As for why bellyfeel is necessary for the government to run, I think the need is pretty obvious. By controlling the media, the government controls bellyfeel. By extension, it can control what people think is true and what people think is moral. Without bellyfeel, the people have nothing to base their decisions on (other than logic, which we’ve already dismissed).

Combining the ideas of bellyfeel and doublethink, we notice that the government can very openly use rhetoric to control bellyfeel, and a populace properly accustomed to doublethink can recognize that this is rhetoric, but simultaneously think that they’re not being deceived. Government transparency and government control of truth no longer would have to be mutually exclusive.

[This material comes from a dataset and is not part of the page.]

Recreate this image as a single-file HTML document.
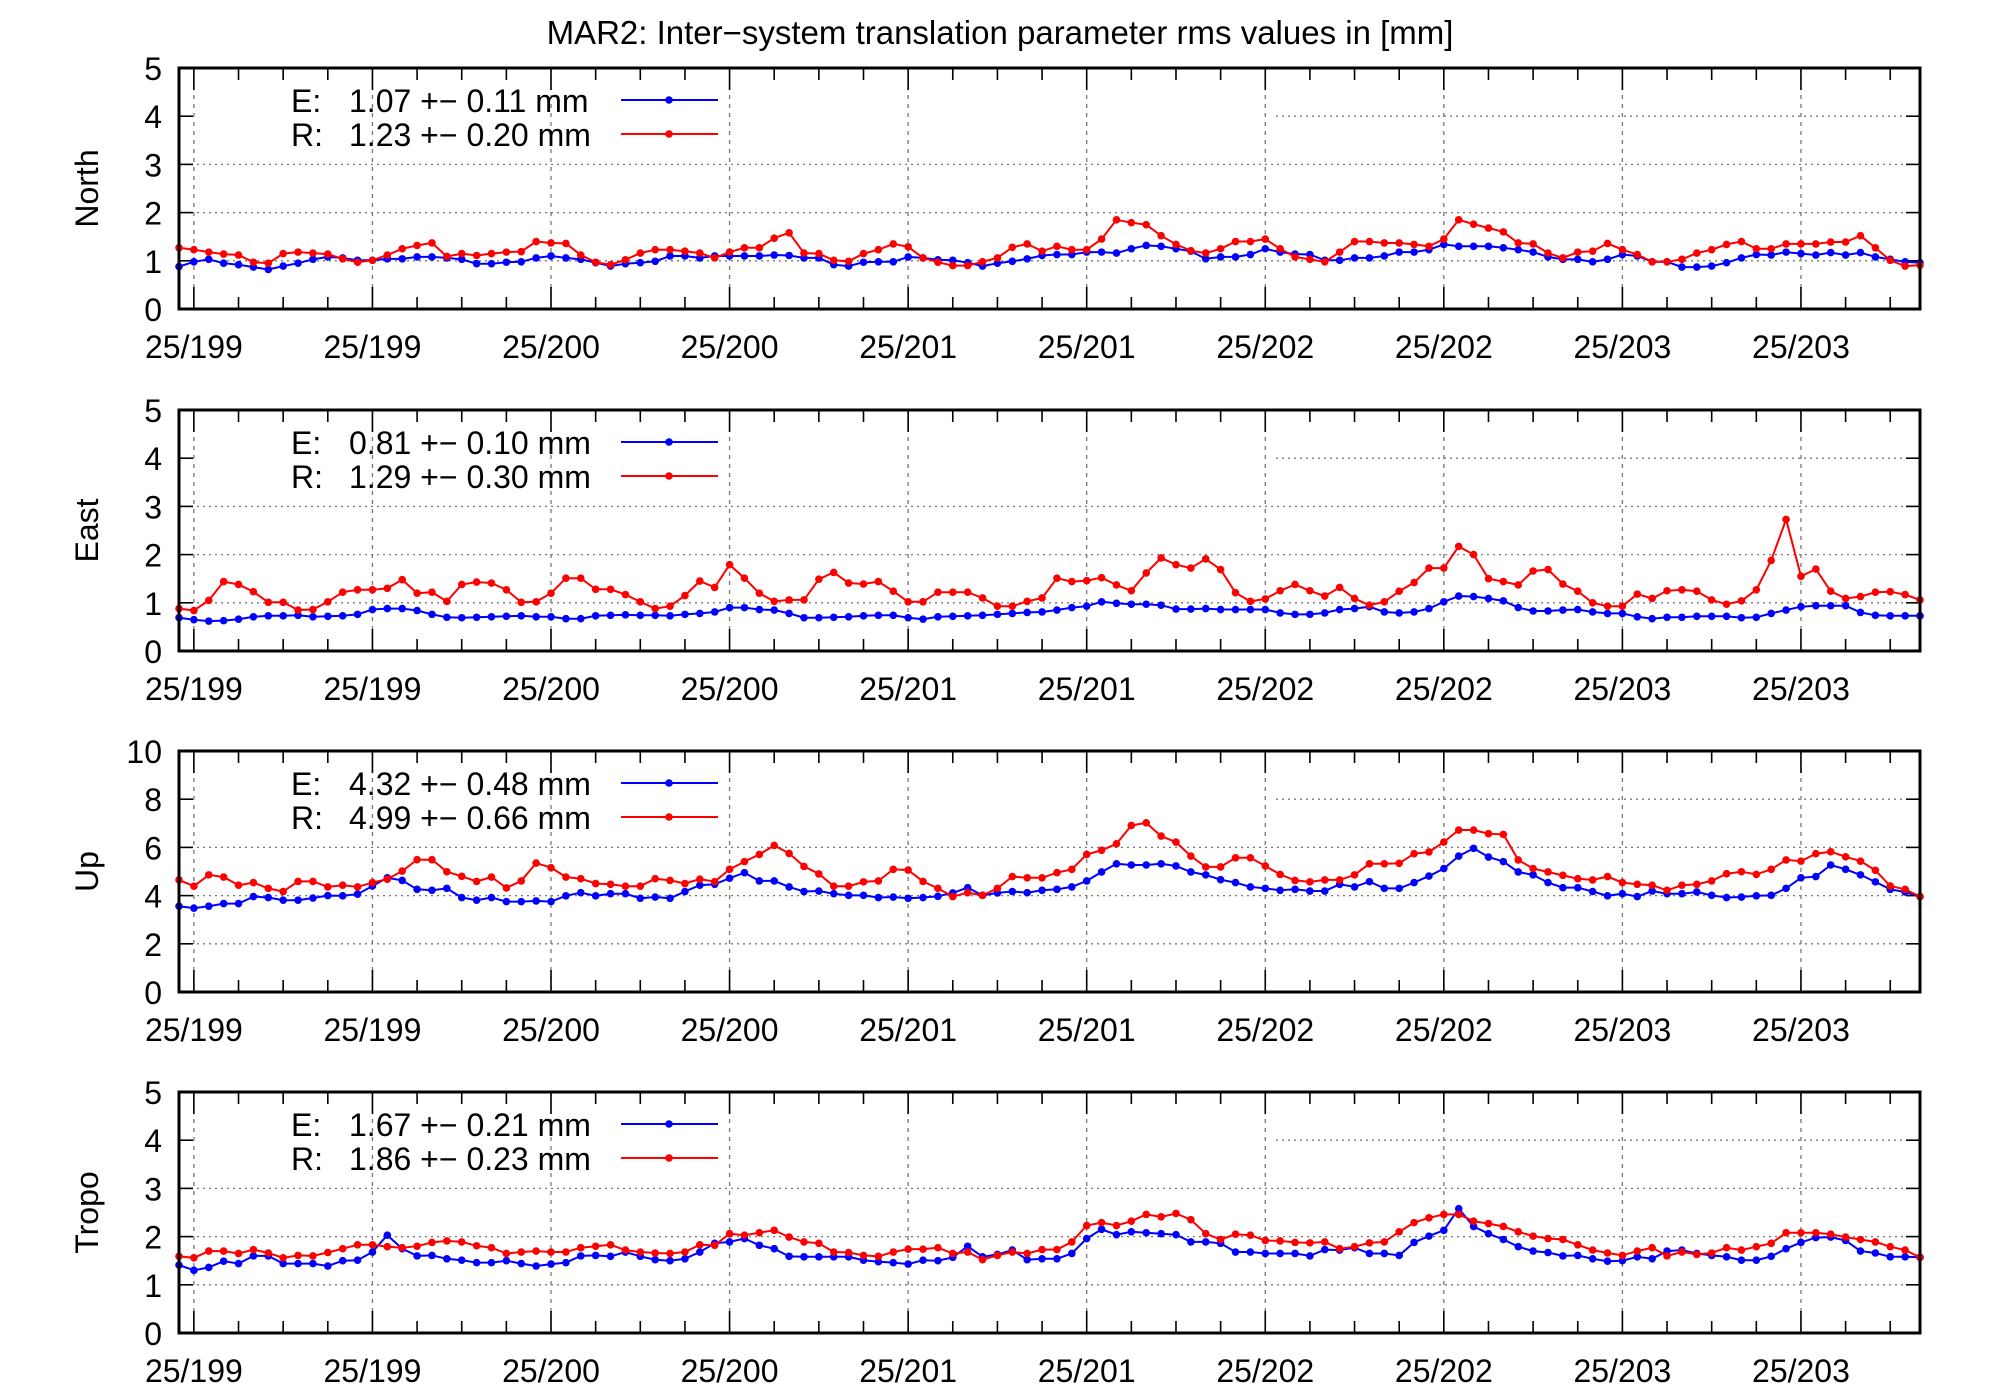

The Hivemind. Despite liberals’ talk of individualism, we all have a need to fit in, and to be a part of a larger whole. Loneliness and disunity are huge problems right now. So instead, we should look for extreme unity: the hivemind. Everyone would think correctly, share their whole lives, and have a need that they fill perfectly. Everyone would be content, and live a peaceful life. Wars and protests would no longer be a constant worry, and everyone would be free to enjoy what really matters in life. Of course, a perfect hivemind will never be fully achieved, but we can try to get closer and closer. It gives everyone a goal to work for, a collective dream.

As well as being a future goal, the hivemind serves an important role in the present as a justification for the government and its actions. The government will be seen as good, because it protects the security and stability of the hivemind. Criminals will be seen as bad because they work against the hivemind. Doublethink will be seen as good, because it helps with unity, and by extension helps the hivemind. Bellyfeel will also be seen as good, because it helps people become more in touch with the hivemind.

Now we have an ideology, painted in broad strokes at least. We have a motivation for change, an idea of how the new system will work, and a new set of values to replace the old ones. Now let’s figure out how we get from here to our ideal world. I think a gradual process, rather than revolution, is the best way, especially since a core value of our ideology is stability.

First, we need to create content. We should cater to a wide audience, but especially focus on tech workers, since they’re needed for the next part of the plan. Tech workers should be the easiest to convince, since our ideology recognizes that they could create and run a better society if we just let them.

Next, some tech workers with a good understanding of the algorithms being used should tweak them so that our content is favored. This shouldn’t be too difficult to cover up if done carefully, given how complicated these algorithms are.

Once the algorithms are tweaked, public opinion will be gradually swayed until a critical mass agrees with our ideals. They will demand that the tech industry takes over from the old government, implementing our ideal society. Tech leaders will be all too happy to oblige.

Finally, we’ll have to convince the old government to cede power, slowly but surely. We’ll have the public on our side by now, so this should just be a matter of electing the right people. Once the old government becomes essentially powerless, we will have won. We will finally have unity and stability, and we can begin our journey towards a perfect hivemind.